He voiced concern over two Israeli projects which they fear would destroy any prospects for a future Palestinian state. The first is the construction of close to 3,500 settlement homes in an unbuilt area of the Ma’aleh Adumim settlement, known as E1.
The project has been largely frozen for decades, but former Prime Minister Benjamin Netanyahu advanced the project during the last elections and allowed for the deposit of its building plans with the Higher Planning Council for Judea and Samaria.
The council is now in the process of hearing objections to the projects, with the next hearing date set for December 13, 2021, the last obstacle to the E1 project’s final approval.
The second project of concern to the EU is the pending construction of 9,000 homes in the Atarot area of east Jerusalem on the site of what was once the Kalandiya airport, which opened in 1924 and closed in 2000. It is presumed to be designated mostly for Jewish Israelis.

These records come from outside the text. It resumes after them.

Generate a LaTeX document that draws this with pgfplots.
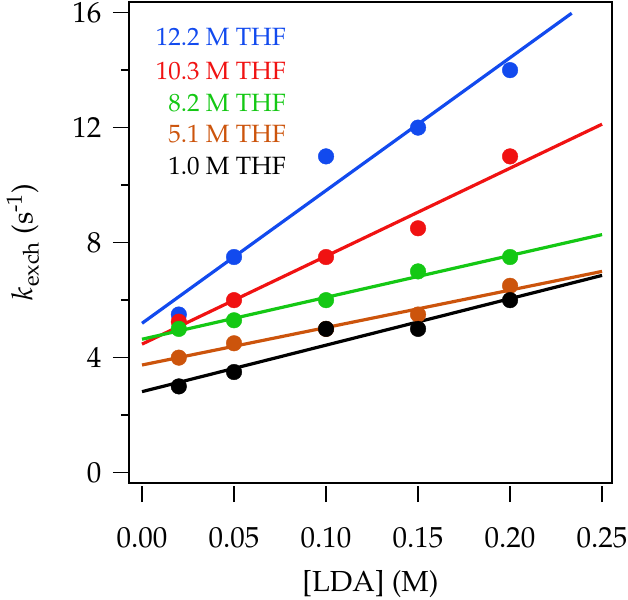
\documentclass[border=0pt]{standalone}
\usepackage[T1]{fontenc}
\usepackage{mathpazo}
\usepackage{pgfplots}
\usetikzlibrary{calc}
\pgfplotsset{compat=1.18}
\definecolor{cblue}{RGB}{18,74,238}
\definecolor{cred}{RGB}{240,18,18}
\definecolor{cgreen}{RGB}{20,200,20}
\definecolor{corange}{RGB}{204,84,12}
\begin{document}
\begin{tikzpicture}
\begin{axis}[
  name=ax,
  width=483pt, height=481pt, scale only axis,
  xmin=-0.00707, xmax=0.2554, ymin=-0.36, ymax=16.37,
  xtick={0,0.05,0.1,0.15,0.2,0.25},
  xticklabels={\textrm{0.00},\textrm{0.05},\textrm{0.10},\textrm{0.15},\textrm{0.20},\textrm{0.25}},
  ytick={0,4,8,12,16}, minor ytick={2,6,10,14},
  yticklabels={\textrm{0},\textrm{4},\textrm{8},\textrm{12},\textrm{16}},
  /pgf/number format/assume math mode=true,
  tick align=outside, xtick pos=bottom, ytick pos=left,
  major tick length=16pt, minor tick length=8pt,
  axis line style={line width=1.6pt},
  every tick/.style={black, line width=1.6pt},
  xtick style={yshift=-3pt},
  tick label style={font=\fontsize{29}{34}\selectfont},
  xticklabel style={yshift=-25pt},
  yticklabel style={xshift=-8pt},
  xlabel={[LDA] (M)},
  ylabel={$k_{\mathrm{exch}}$ (s\textsuperscript{-1})},
  label style={font=\fontsize{29}{34}\selectfont},
  xlabel style={at={(axis description cs:0.5,-0.21)}, anchor=center},
  ylabel style={at={(axis description cs:-0.22,0.5)}, anchor=center},
  clip=false,
]
% 12.2 M THF
\addplot[cblue, line width=3.2pt, no marks] coordinates {(0,5.195) (0.2335,15.98)};
\addplot[cblue, only marks, mark=*, mark size=7.8pt] coordinates {(0.02,5.5) (0.05,7.5) (0.10,11) (0.15,12) (0.20,14)};
% 10.3 M THF
\addplot[cred, line width=3.2pt, no marks] coordinates {(0,4.47) (0.25,12.12)};
\addplot[cred, only marks, mark=*, mark size=7.8pt] coordinates {(0.02,5.25) (0.05,6.0) (0.10,7.5) (0.15,8.5) (0.20,11)};
% 8.2 M THF
\addplot[cgreen, line width=3.2pt, no marks] coordinates {(0,4.64) (0.25,8.28)};
\addplot[cgreen, only marks, mark=*, mark size=7.8pt] coordinates {(0.02,5.0) (0.05,5.3) (0.10,6.0) (0.15,7.0) (0.20,7.5)};
% 5.1 M THF
\addplot[corange, line width=3.2pt, no marks] coordinates {(0,3.744) (0.25,7.0)};
\addplot[corange, only marks, mark=*, mark size=7.8pt] coordinates {(0.02,4.0) (0.05,4.5) (0.10,5.0) (0.15,5.5) (0.20,6.5)};
% 1.0 M THF
\addplot[black, line width=3.2pt, no marks] coordinates {(0,2.817) (0.25,6.86)};
\addplot[black, only marks, mark=*, mark size=7.8pt] coordinates {(0.02,3.0) (0.05,3.5) (0.10,5.0) (0.15,5.0) (0.20,6.0)};
\begin{scope}[every node/.style={anchor=base east, font=\fontsize{25}{30}\selectfont, inner sep=0pt}]
\node[text=cblue] at (axis cs:0.0783,14.84) {12.2 M THF};
\node[text=cred] at (axis cs:0.0783,13.69) {10.3 M THF};
\node[text=cgreen] at (axis cs:0.0783,12.56) {8.2 M THF};
\node[text=corange] at (axis cs:0.0783,11.50) {5.1 M THF};
\node[text=black] at (axis cs:0.0783,10.37) {1.0 M THF};
\end{scope}
\end{axis}
\pgfresetboundingbox
\path[use as bounding box] ($(ax.south west)+(-129pt,-116pt)$) rectangle ($(ax.north east)+(16pt,2pt)$);
\end{tikzpicture}
\end{document}
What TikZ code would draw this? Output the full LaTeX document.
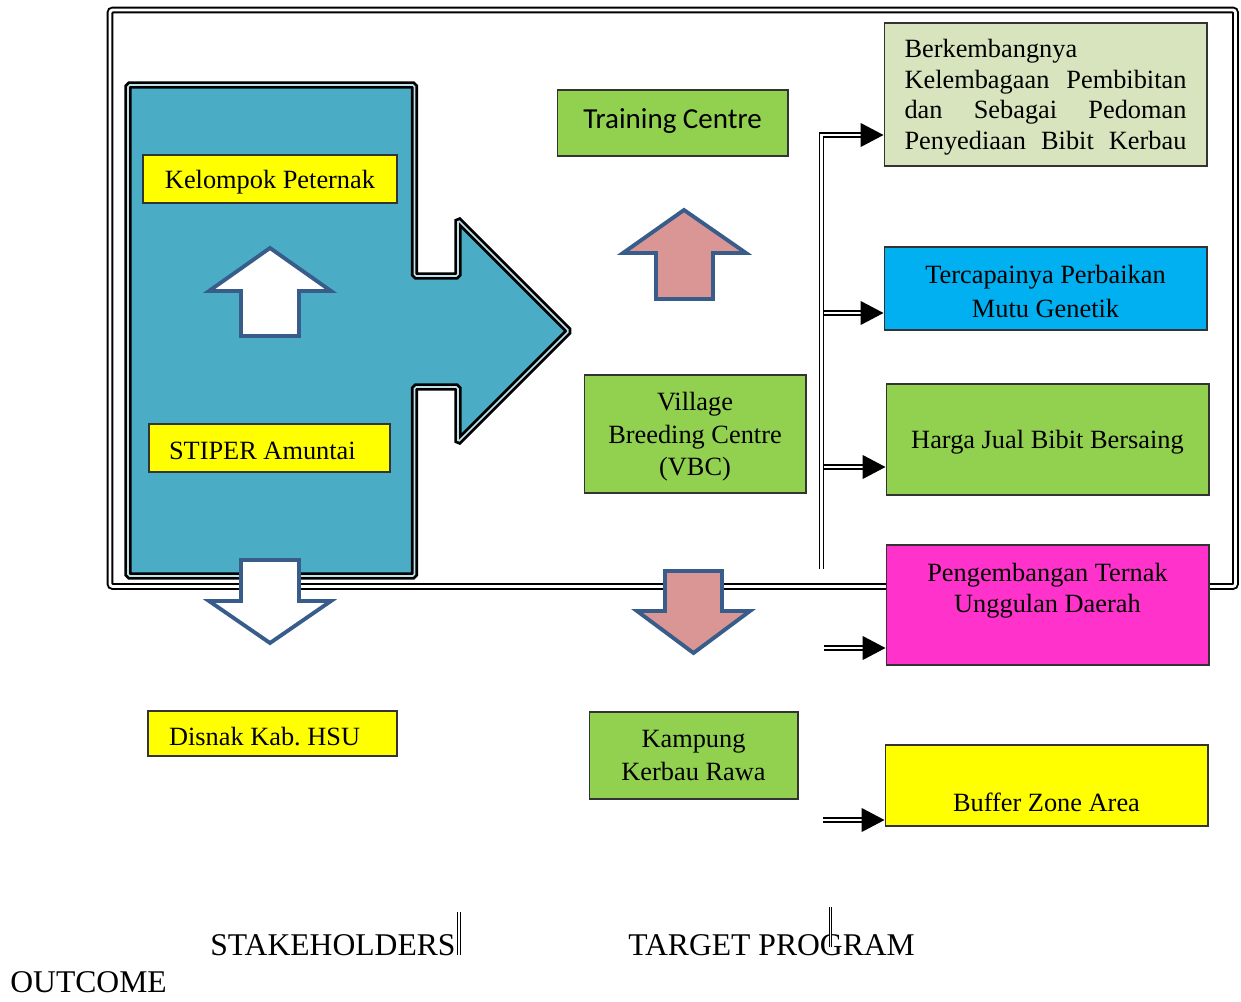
\documentclass[tikz,border=0pt]{standalone}
\usepackage{fontspec}
\setmainfont{Liberation Serif}
\newfontfamily\calibrifont{Carlito}
\usetikzlibrary{arrows.meta, positioning, calc}
\definecolor{kalBlue}{RGB}{75,172,198}
\definecolor{kalLine}{RGB}{56,93,138}
\definecolor{kalPink}{RGB}{217,150,148}
\definecolor{kalGreen}{RGB}{146,208,80}
\definecolor{kalSage}{RGB}{215,228,189}
\definecolor{kalCyan}{RGB}{0,176,240}
\definecolor{kalMagenta}{RGB}{255,51,204}
\definecolor{kalYellow}{RGB}{255,255,0}
\frenchspacing
\newcommand{\kaltop}{\rule{0pt}{13.5pt}}

\begin{document}
\begin{tikzpicture}[
    x=0.02cm, y=-0.02cm,
    every node/.style={font=\fontsize{15}{18}\selectfont},
    box/.style={
      rectangle, draw=black!80, line width=0.6pt, inner sep=0pt, align=center
    },
    tagbox/.style={box, fill=kalYellow, minimum height=0.96cm, text height=13.5pt},
    hubbox/.style={box, fill=kalGreen},
    outbox/.style={box, minimum width=6.46cm},
    blockarr/.style={draw=kalLine, line width=2.2pt, line join=miter},
    dbl/.style={draw=black, double=white, double distance=1.4pt, line width=0.8pt},
    arr/.style={dbl, -{Triangle[length=13pt, width=13.5pt]}},
    frame/.style={draw=black, double=white, double distance=1.6pt, line width=1.1pt, rounded corners=1.5pt},
    footlbl/.style={font=\fontsize{18}{21}\selectfont, inner sep=0pt}
  ]
    \useasboundingbox (0,0) rectangle (1241,1001);

    % outer frame
    \draw[frame] (110,10) rectangle (1235.5,586.5);

    % stakeholder block with its right arrow
    \draw[fill=kalBlue, draw=black, double=kalBlue!35, double distance=0.9pt, line width=1.6pt, rounded corners=1pt]
      (128,85) -- (414.5,85) -- (414.5,276) -- (458,276) -- (458,220) -- (569,331)
      -- (458,442) -- (458,387) -- (414.5,387) -- (414.5,576) -- (128,576) -- cycle;

    \draw[blockarr, fill=white] (241,336) -- (241,291) -- (209,291) -- (270,248)
      -- (331,291) -- (299,291) -- (299,336) -- cycle;

    \node[tagbox, minimum width=5.08cm] (kelompok) at (270,179) {Kelompok Peternak};
    \node[tagbox, minimum width=4.82cm, text width=4.02cm, align=flush left] (stiper) at (269.5,448) {STIPER Amuntai};

    \draw[blockarr, fill=white] (241,560) -- (299,560) -- (299,601) -- (331,601)
      -- (270,643) -- (209,601) -- (241,601) -- cycle;

    \node[tagbox, minimum width=4.98cm, minimum height=0.9cm, text width=4.14cm, align=flush left] (disnak) at (272.5,733.5) {Disnak Kab. HSU};

    % target program
    \node[hubbox, minimum width=4.62cm, minimum height=1.32cm, text height=9pt, font=\calibrifont\fontsize{16.5}{19}\selectfont] (train) at (672.5,123) {Training Centre};

    \draw[blockarr, fill=kalPink] (656,299) -- (656,253) -- (623,253) -- (684,210)
      -- (746,253) -- (713,253) -- (713,299) -- cycle;

    \node[hubbox, minimum width=4.44cm, minimum height=2.36cm, font=\fontsize{15}{18.7}\selectfont] (vbc) at (695,434) {\kaltop Village\\Breeding Centre\\(VBC)};

    \draw[blockarr, fill=kalPink] (665,571) -- (722,571) -- (722,611) -- (750,611)
      -- (693.5,653) -- (637,611) -- (665,611) -- cycle;

    \node[hubbox, minimum width=4.18cm, minimum height=1.74cm, font=\fontsize{15}{19.3}\selectfont] (kampung) at (693.5,755.5) {Kampung\\Kerbau Rawa};

    % outcome
    \node[outbox, fill=kalSage, minimum height=2.86cm, text width=5.64cm, align=flush left, text height=13.5pt, font=\fontsize{15}{17.4}\selectfont] (out1) at (1045.5,94.5)
      {Berkembangnya\\Kelembagaan\hfill Pembibitan\\dan\hfill Sebagai\hfill Pedoman\\Penyediaan\hfill Bibit\hfill Kerbau};
    \node[outbox, fill=kalCyan, minimum height=1.66cm, font=\fontsize{15}{19.3}\selectfont] (out2) at (1045.5,288.5) {\kaltop Tercapainya Perbaikan\\Mutu Genetik};
    \node[outbox, fill=kalGreen, minimum height=2.22cm, text height=13.5pt] (out3) at (1047.5,439.5) {Harga Jual Bibit Bersaing};
    \node[outbox, fill=kalMagenta, minimum height=2.4cm, font=\fontsize{15}{17.6}\selectfont] (out4) at (1047.5,605) {\kaltop Pengembangan Ternak\\Unggulan Daerah\\\strut};
    \node[outbox, fill=kalYellow, minimum height=1.62cm, font=\fontsize{15}{17.6}\selectfont] (out5) at (1046.5,785.5) {\strut\\Buffer Zone Area};

    \coordinate (bustop) at (821.5,135);
    \coordinate (busbot) at (821.5,569);
    \coordinate (tap2) at (824,313);
    \coordinate (tap3) at (824,467);
    \coordinate (feed4) at (824,648);
    \coordinate (feed5) at (823,820);

    \draw[arr] (busbot) |- (bustop -| out1.west);
    \draw[arr] (tap2) -- (tap2 -| out2.west);
    \draw[arr] (tap3) -- (tap3 -| out3.west);
    \draw[arr] (feed4) -- (feed4 -| out4.west);
    \draw[arr] (feed5) -- (feed5 -| out5.west);

    % column captions
    \node[footlbl, anchor=base west] (stake) at (210,955) {STAKEHOLDERS};
    \node[footlbl, anchor=base west] (target) at (628,955) {TARGET PROGRAM};
    \node[footlbl, anchor=base west] (outcome) at (10,992) {OUTCOME};

    \coordinate (tickA) at (459,912);
    \coordinate (tickB) at (830.5,907);
    \draw[dbl, line width=0.5pt, double distance=1pt] (tickA) -- (tickA |- stake.base);
    \draw[dbl, line width=0.5pt, double distance=1pt] (tickB) -- ++(0,40);
  \end{tikzpicture}
\end{document}
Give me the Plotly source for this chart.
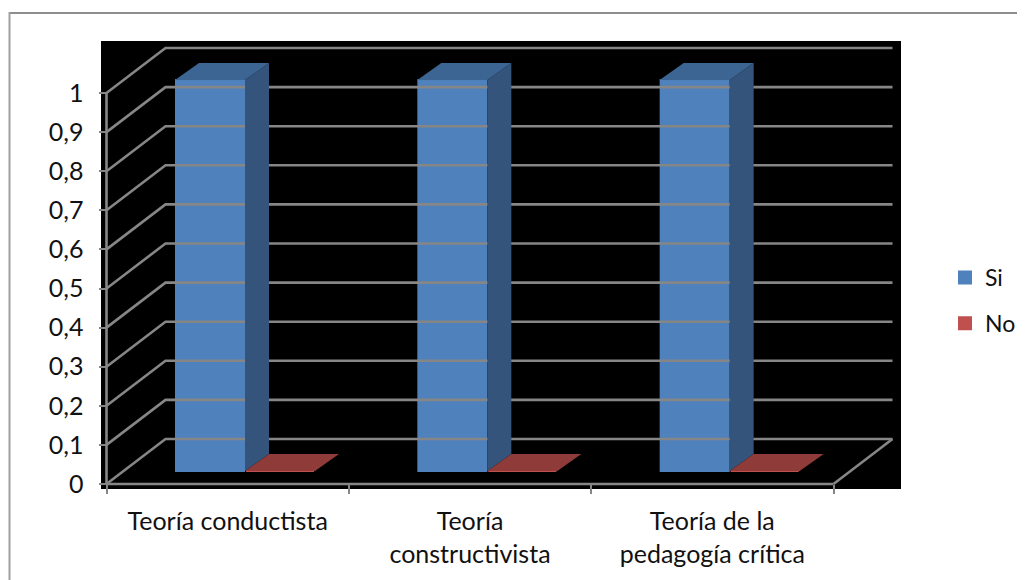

The Jerusalem District Planning Committee is scheduled to hold a December 6, 2021 hearing on the matter.
Burgsdorff and his delegation visited both sites, where they were briefed by the left-wing NGO Ir Amim. They paused to speak to reporters in Atarot. Behind the delegation was the construction site for a new bypass road with a tunnel that will go underneath the projected homes.
To the delegation’s left stood the security barrier that separated Atarot from apartment buildings in the east Jerusalem Palestinian neighborhood of Kafr Akab.
“We are here at the very last stage of completely cutting off Jerusalem from the West Bank, which makes it impossible to discuss between the parties a future, independent, contiguous, viable Palestinian state with Jerusalem as the capital of both, based on negotiations on that matter,” he said.
He told reporters that the plans run contrary to statements the Israeli government has made about shrinking the conflict and maintaining the status quo.
“The current Israeli government clearly said we do not want to jeopardize the status quo, but the things we are seeing on the ground seem to suggest something else,” Burgsdorff said.
“Israeli settlements are in clear violation of international law and constitute a major obstacle to a just, last[ing] and comprehensive peace between Israelis and Palestinians,” he explained. The EU can’t “close its eyes” to such actions, he added.
The EU and much of the international community believe in a two-state resolution to the Israeli-Palestinian conflict based on the pre-1967 lines with Jerusalem as the divided capital of the states.
Israel has been blunt about its belief that Jerusalem must remain the united capital of the Jewish state and that projects like those in Atarot and the E1 area play an important role in protecting a united Jerusalem under Israeli sovereignty.
It has also been argued that such projects, which provide access roads that would improve traffic flow, do not cut off Palestinians from the West Bank.
Jerusalem Deputy Mayor Fleur Hassan-Nahoum said that “Jerusalem is a living, breathing, growing capital city of the State of Israel.”
Due to work already done in the area of Atarot, the municipality had turned Atarot into a thriving industrial zone with it’s first-ever [shopping] mall for aast Jerusalemites, with factories and workplaces providing hundreds of jobs.
“The housing project will provide thousands of much-needed housing units,” Hassan-Naboum said. “The European Union should stop talking in the language of the past and join the development of the future catering for Jews and Arabs alike and providing opportunity and not empty rhetoric and false hopes.”